As my co-workers and bosses partied in San Francisco last week at MacWorld, I sat in my cubicle, listening to my iPod and reading the following article on my PC: "The Media's Crush on Apple." And if you think about it, the headline is true. Apple is the apple of the media's eye.
I swear to God the NYTimes wrote a half dozen articles previewing and reviewing the Nano. Jobs is on the cover of nearly every major newspaper and magazine everytime a new version of iPod is released. Sure, Bill Gates received big coverage for the release of the new Xbox360, but the last Xbox was released six years ago. Apple is releasing a new iPod every six months.

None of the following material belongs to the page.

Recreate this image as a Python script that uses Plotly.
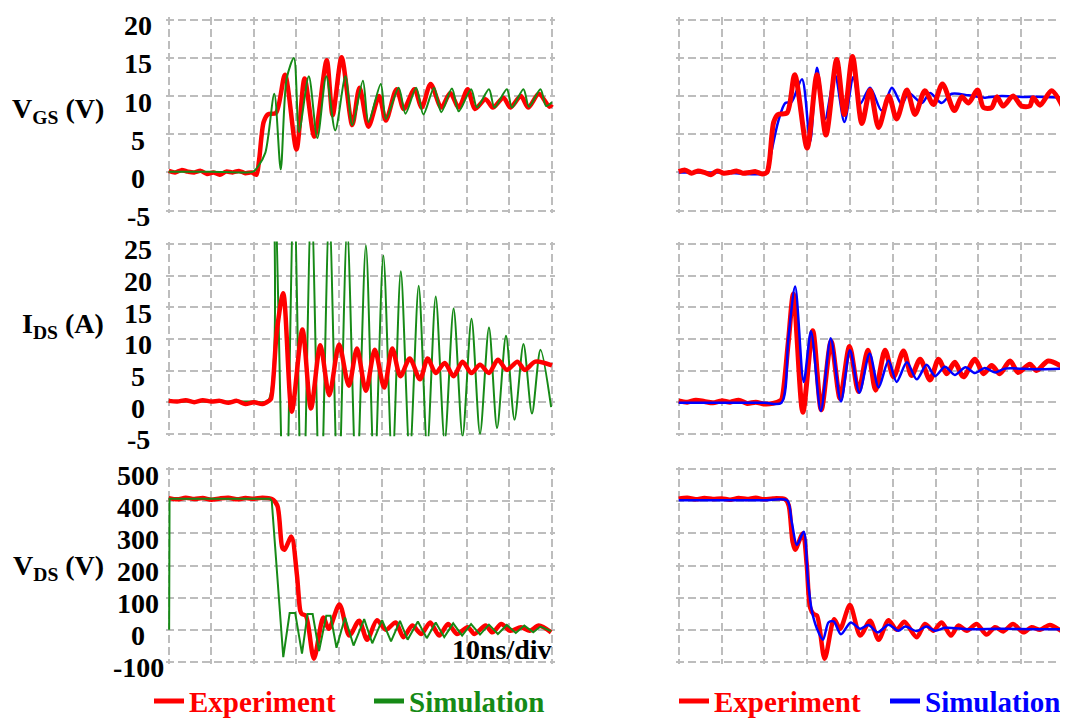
import plotly.graph_objects as go

# ---------------- data (time in ns) ----------------
vgs_ticks = [20, 15, 10, 5, 0, -5]
ids_ticks = [25, 20, 15, 10, 5, 0, -5]
vds_ticks = [500, 400, 300, 200, 100, 0, -100]

exp_vgs_l = [(0, 0.2), (1.5, 0.0), (3, 0.3), (4.5, 0.1), (6, 0.0), (7.5, 0.2), (9, -0.2), (10.5, 0.0),
             (12, -0.3), (13.5, 0.1), (15, 0.0), (16.5, 0.2), (18, -0.1), (19.5, 0.0), (20.6, -0.3),
             (21.2, 1.5), (22.3, 6.6), (23.3, 7.6), (25.2, 7.8), (27.3, 12.8), (30.0, 3.0), (31.9, 12.3),
             (34.2, 4.7), (37.1, 14.7), (38.5, 7.5), (40.6, 15.1), (43.1, 6.2), (44.8, 11.1), (46.9, 6.0),
             (49.4, 10.0), (51.0, 6.8), (53.5, 10.9), (55.2, 8.3), (57.7, 10.9), (59.4, 8.5), (61.5, 11.6),
             (64.0, 8.5), (66.1, 10.4), (68.1, 8.5), (70.2, 10.9), (71.9, 8.3), (74.4, 9.6), (76.1, 8.5),
             (78.6, 9.8), (80.2, 8.5), (82.7, 10.0), (84.4, 8.5), (86.9, 10.3), (89.4, 8.6), (90, 8.9)]

sim_vgs_l = [(0, 0.1), (10, 0.1), (19.8, 0.1), (21.0, 0.8), (22.7, 2.6), (24.8, 10.3), (26.3, 0.4),
             (27.7, 12.3), (29.4, 15.0), (30.6, 5.3), (32.9, 12.6), (34.9, 4.5), (37.0, 12.6), (39.1, 5.5),
             (41.5, 12.6), (43.1, 6.2), (45.6, 12.0), (46.9, 6.6), (49.8, 11.6), (51.0, 7.0), (54.0, 11.1),
             (55.6, 7.7), (58.1, 11.1), (59.8, 7.6), (62.3, 11.1), (64.0, 7.9), (66.5, 11.0), (68.1, 8.0),
             (71.0, 10.9), (72.4, 8.5), (75.2, 10.9), (76.5, 8.5), (79.4, 10.9), (80.6, 8.5), (83.3, 10.9),
             (84.6, 8.6), (87.3, 10.9), (88.6, 8.7), (90, 9.2)]

exp_vgs_r = [(0, 0.1), (1.5, 0.3), (3, -0.1), (4.5, 0.2), (6, 0.0), (7.5, -0.3), (9, 0.2), (10.5, -0.1),
             (12, 0.0), (13.5, 0.2), (15, -0.1), (16.5, 0.0), (18, 0.1), (19.5, -0.2), (20.6, 0.0),
             (21.2, 1.5), (22.2, 6.6), (23.2, 7.6), (25.3, 7.8), (27.1, 12.8), (30.0, 3.2), (32.3, 12.8),
             (34.4, 4.9), (36.9, 14.8), (38.7, 7.6), (40.6, 15.2), (42.8, 6.4), (44.7, 10.8), (46.7, 5.9),
             (49.1, 10.0), (50.9, 7.0), (53.3, 10.8), (55.2, 7.6), (57.5, 10.7), (59.5, 8.9), (61.6, 11.6),
             (64.4, 8.1), (66.1, 9.9), (67.7, 9.1), (69.8, 10.8), (71.2, 8.5), (73.1, 8.5), (74.3, 9.9),
             (75.8, 8.7), (78.1, 10.0), (80.1, 8.7), (82.0, 8.7), (82.8, 9.8), (84.4, 8.8), (87.1, 10.7),
             (89.8, 8.5)]

sim_vgs_r = [(0, 0.0), (10, 0.0), (20.6, 0.0), (21.4, 2.0), (23.3, 6.8), (24.9, 9.1), (26.3, 9.2),
             (28.8, 12.2), (30.7, 4.0), (32.3, 13.7), (34.2, 7.0), (36.5, 12.8), (38.7, 6.6), (40.8, 12.5),
             (42.4, 9.0), (44.7, 11.1), (47.4, 8.1), (49.8, 11.1), (52.1, 8.9), (53.7, 10.4), (56.8, 9.1),
             (58.7, 10.4), (61.4, 9.1), (63.8, 10.3), (67.7, 10.1), (71.5, 9.8), (75.4, 10.0), (79.3, 9.9),
             (83.2, 9.9), (90, 9.8)]

exp_ids_l = [(0, 0.2), (2, 0.1), (4, 0.3), (6, 0.0), (8, 0.3), (10, 0.1), (12, 0.2), (14, -0.1), (16, 0.2),
             (18, -0.3), (20, 0.0), (22, -0.3), (23.5, 0.2), (24.0, 0.5), (25.4, 11.3), (26.9, 17.2),
             (28.9, -1.5), (31.4, 11.5), (33.4, -1.0), (35.6, 9.0), (37.7, 1.1), (40.0, 9.1), (42.3, 2.6),
             (44.2, 8.5), (46.3, 1.8), (48.4, 8.3), (50.6, 2.3), (52.5, 8.5), (54.4, 4.1), (56.6, 6.9),
             (59.0, 3.6), (60.8, 6.9), (62.7, 4.6), (64.8, 6.2), (66.9, 4.1), (69.0, 6.4), (71.1, 4.6),
             (73.1, 5.9), (75.2, 4.6), (77.3, 6.7), (79.4, 5.1), (81.9, 6.4), (83.6, 5.1), (86.1, 6.4),
             (90, 5.8)]

sim_ids_l = [(0, 0.1), (10, 0.1), (20, 0.1), (23.3, 0.2), (24.8, 36), (27.3, -25), (29.4, 34), (31.4, -22),
             (33.5, 32), (35.6, -19), (37.7, 30), (39.8, -16), (41.9, 27.5), (44.1, -14), (46.3, 24.8),
             (48.3, -12), (50.4, 23.2), (52.5, -10), (54.5, 20.7), (56.6, -8.5), (58.7, 18.4), (60.7, -7.2),
             (62.7, 16.7), (64.8, -6.2), (66.9, 14.8), (69.0, -5.4), (71.1, 13.2), (73.1, -5.0), (75.2, 11.8),
             (77.1, -4.1), (79.2, 10.5), (81.2, -2.8), (83.3, 9.2), (85.3, -1.8), (87.3, 8.3), (89.8, -0.8)]

exp_ids_r = [(0, 0.2), (2, 0.0), (4, 0.3), (6, 0.1), (8, -0.1), (10, 0.2), (12, 0.0), (14, 0.3), (16, -0.2),
             (18, 0.0), (20, -0.3), (22, -0.2), (23.7, 0.2), (24.1, 0.5), (25.6, 9.5), (26.8, 17.1),
             (29.0, -1.6), (31.3, 11.3), (33.3, -1.2), (35.6, 9.6), (37.7, 0.6), (39.9, 8.8), (42.0, 1.7),
             (44.2, 8.2), (46.0, 1.9), (48.2, 8.2), (50.2, 4.0), (52.5, 8.1), (54.4, 4.2), (56.4, 6.8),
             (58.7, 3.5), (60.7, 6.8), (62.6, 4.5), (64.5, 6.3), (66.5, 4.0), (69.2, 6.8), (71.2, 4.5),
             (73.1, 5.8), (75.0, 4.5), (77.4, 6.5), (79.3, 4.7), (82.0, 6.0), (83.6, 5.0), (86.3, 6.5),
             (89.8, 5.5)]

sim_ids_r = [(0, -0.1), (10, -0.1), (20, -0.1), (24.0, -0.1), (25.6, 10.0), (27.2, 18.3), (29.2, 3.2),
             (30.9, 11.2), (33.2, -1.4), (35.5, 10.1), (37.9, 0.1), (40.0, 8.2), (42.2, 1.5), (44.6, 7.7),
             (46.7, 2.3), (49.0, 6.6), (50.9, 3.2), (53.3, 6.3), (55.6, 3.6), (57.9, 5.9), (59.9, 4.1),
             (62.2, 5.6), (64.5, 4.3), (67.0, 5.5), (69.2, 4.6), (71.5, 5.4), (73.9, 4.7), (76.2, 5.3),
             (83.2, 5.2), (90, 5.3)]

exp_vds_l = [(0, 410), (2, 406), (4, 411), (6, 407), (8, 410), (10, 405), (12, 409), (14, 411), (16, 406),
             (18, 410), (20, 408), (22, 411), (24.2, 407), (25.5, 387), (26.7, 254), (27.2, 249), (28.8, 290),
             (30.1, 172), (30.9, 59), (31.3, 49), (32.2, 44), (34.1, -90), (36.3, 38), (37.6, 3), (40.1, 79),
             (42.4, -18), (44.7, 28), (46.6, -31), (48.9, 30), (51.0, 0), (53.3, 23), (55.1, -23), (57.2, 13),
             (59.3, -13), (61.4, 23), (63.5, -18), (65.6, 18), (67.7, -13), (70.2, 8), (71.8, -13), (74.4, 13),
             (76.0, -8), (78.1, 18), (80.2, -3), (82.7, 8), (84.8, -3), (86.9, 13), (89.8, -8)]

sim_vds_l = [(0.1, 0), (0.2, 408), (10, 408), (20, 408), (23.8, 408), (24.2, 400), (26.9, -85), (28.4, 52),
             (29.7, 52), (31.3, -74), (32.6, 49), (33.8, 49), (35.3, -66), (37.0, 44), (38.0, 44), (39.4, -56),
             (41.4, 38), (43.4, -49), (45.9, 33), (47.8, -42), (50.1, 30), (52.2, -36), (54.3, 28), (56.1, -31),
             (58.5, 26), (60.6, -26), (62.7, 23), (64.7, -23), (66.8, 20), (68.9, -18), (71.0, 18), (73.1, -15),
             (75.2, 16), (77.3, -13), (79.4, 15), (81.5, -10), (83.5, 13), (85.6, -8), (87.3, 10), (89.8, -4)]

exp_vds_r = [(0, 408), (2, 411), (4, 406), (6, 410), (8, 407), (10, 409), (12, 405), (14, 410), (16, 407),
             (18, 411), (20, 406), (22, 409), (24.9, 406), (25.7, 387), (26.6, 274), (27.2, 249), (29.0, 300),
             (29.9, 203), (30.7, 69), (31.5, 49), (32.3, 44), (34.1, -90), (36.3, 33), (37.7, 3), (40.0, 77),
             (42.4, -18), (44.7, 28), (46.7, -31), (49.0, 30), (50.9, 0), (52.7, 25), (55.6, -23), (57.5, 18),
             (59.5, -3), (61.4, 23), (63.6, -18), (65.3, 13), (67.3, -3), (69.6, 18), (71.9, -15), (73.9, 8),
             (75.8, -5), (78.1, 18), (80.5, -8), (82.4, 8), (84.4, 0), (86.7, 15), (89.8, -8)]

sim_vds_r = [(0, 403), (10, 403), (20, 403), (25.3, 403), (26.4, 336), (27.6, 264), (29.2, 305), (30.2, 151),
             (31.1, 59), (32.3, 3), (33.7, -31), (35.0, 23), (36.2, 26), (37.9, -14), (40.2, 23), (42.4, 3),
             (44.3, 15), (46.5, -8), (49.0, 16), (51.3, -3), (52.9, 10), (55.6, -4), (57.9, 10), (59.9, -3),
             (62.2, 6), (67.7, 2), (75.4, 3), (83.2, 2), (90, 2)]

# ---------------- styling ----------------
FONT = "Liberation Serif, Times New Roman, serif"
RED, GREEN, BLUE = "#ff0000", "#168a16", "#0000ff"
GRID = "#bdbdbd"
W, H = 1068, 719
PADPX = 2.5  # keep the edge grid lines (panel borders) inside the plot area


def px_x(p):
    return p / W


def px_y(p):
    return 1 - p / H


def xy(pairs):
    return [p[0] for p in pairs], [p[1] for p in pairs]


fig = go.Figure()


def add(pairs, n, color, width, shape="spline"):
    t, v = xy(pairs)
    line = dict(color=color, width=width, shape=shape)
    if shape == "spline":
        line["smoothing"] = 0.8
    fig.add_trace(go.Scatter(x=t, y=v, mode="lines", line=line,
                             xaxis="x" if n == 1 else f"x{n}", yaxis="y" if n == 1 else f"y{n}",
                             showlegend=False, hoverinfo="skip"))


# row 1 : VGS
add(exp_vgs_l, 1, RED, 4.5)
add(sim_vgs_l, 1, GREEN, 2)
add(sim_vgs_r, 2, BLUE, 2.5)
add(exp_vgs_r, 2, RED, 5)
# row 2 : IDS
add(sim_ids_l, 3, GREEN, 2)
add(exp_ids_l, 3, RED, 4.5)
add(exp_ids_r, 4, RED, 5)
add(sim_ids_r, 4, BLUE, 2.5)
# row 3 : VDS
add(exp_vds_l, 5, RED, 4.5)
add(sim_vds_l, 5, GREEN, 2, shape="linear")
add(exp_vds_r, 6, RED, 4.5)
add(sim_vds_r, 6, BLUE, 2.5)

# legend-only entries (one legend per entry so each can be placed)
legend_items = [("Experiment", RED, "legend", 141), ("Simulation", GREEN, "legend2", 361),
                ("Experiment", RED, "legend3", 666), ("Simulation", BLUE, "legend4", 877)]
for name, col, lg, _ in legend_items:
    fig.add_trace(go.Scatter(x=[None], y=[None], mode="lines", line=dict(color=col, width=5),
                             name=f'<span style="color:{col}"><b>{name}</b></span>',
                             legend=lg, showlegend=True, xaxis="x5", yaxis="y5"))

xpx = [(160.7, 544.0), (670.7, 1056.0)]
ypx = [(12, 206), (240, 433), (469, 665)]
yranges = [[-5, 20], [-5, 25], [-100, 500]]
ydticks = [5, 5, 100]

axcommon = dict(showgrid=True, gridcolor=GRID, gridwidth=1.6, griddash="8px,4px", zeroline=False,
                showline=False, ticks="", showticklabels=False, fixedrange=True)

layout = dict(width=W, height=H, margin=dict(l=0, r=0, t=0, b=0), paper_bgcolor="white",
              plot_bgcolor="white", font=dict(family=FONT, size=28, color="black"))
for row in range(3):
    for col in range(2):
        n = row * 2 + col + 1
        sfx = "" if n == 1 else str(n)
        x0, x1 = xpx[col]
        xpad = PADPX * 90.0 / (x1 - x0)
        layout[f"xaxis{sfx}"] = dict(axcommon, domain=[px_x(x0 - PADPX), px_x(x1 + PADPX)],
                                     range=[0 - xpad, 90 + xpad], dtick=10, tick0=0,
                                     anchor="y" if n == 1 else f"y{n}")
        y0, y1 = ypx[row]
        yr = yranges[row]
        ypad = PADPX * (yr[1] - yr[0]) / (y1 - y0)
        layout[f"yaxis{sfx}"] = dict(axcommon, domain=[px_y(y1 + PADPX), px_y(y0 - PADPX)],
                                     range=[yr[0] - ypad, yr[1] + ypad], dtick=ydticks[row], tick0=0,
                                     anchor="x" if n == 1 else f"x{n}")

for name, col, lg, xp in legend_items:
    layout[lg] = dict(x=px_x(xp), y=px_y(705), xanchor="left", yanchor="middle",
                      orientation="h", bgcolor="rgba(0,0,0,0)", borderwidth=0, itemwidth=30,
                      font=dict(family=FONT, size=29, color=col))

fig.update_layout(**layout)

annotations = []
# tick labels of the left column (centered at x = 130 px, slightly below the grid lines)
for ticks, yref in [(vgs_ticks, "y"), (ids_ticks, "y3"), (vds_ticks, "y5")]:
    for v in ticks:
        annotations.append(dict(x=px_x(130), xref="paper", y=v, yref=yref, text=f"<b>{v}</b>",
                                showarrow=False, xanchor="center", yanchor="middle", yshift=-6,
                                font=dict(family=FONT, size=28, color="black")))

titles = [("<b>V<sub>GS</sub> (V)</b>", 104), ("<b>I<sub>DS</sub> (A)</b>", 323), ("<b>V<sub>DS</sub> (V)</b>", 569)]
for txt, yp in titles:
    annotations.append(dict(x=px_x(98), xref="paper", y=px_y(yp), yref="paper", text=txt,
                            showarrow=False, xanchor="right", yanchor="middle",
                            font=dict(family=FONT, size=28, color="black")))

annotations.append(dict(x=px_x(546), xref="paper", y=px_y(652), yref="paper", text="<b>10ns/div</b>",
                        showarrow=False, xanchor="right", yanchor="middle",
                        font=dict(family=FONT, size=28, color="black")))

fig.update_layout(annotations=annotations)
fig.write_html("out.html")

My question is: What happened to the computers? Mac computers are at least as capable as any PC, but who's buying them? The only places where I see Macs are in graphic design departments, Gramp's office and K-12 classrooms.
Which leads to my next question: Why are schools so prone to using Macs? I know schools are saving dollars, but if they want to prepare students, they ought put them in front of a PC because few offices use Macs. I am the case-in-point, working on my PC and listening to my iPod.
The Apple stock has soared, but investors should be worried about a such a large corporation hanging onto a single product, especially when cheaper, flashier MP3 players are coming after the market share. Or maybe they can rest because the media is too in love with Apple to consider any other suitors.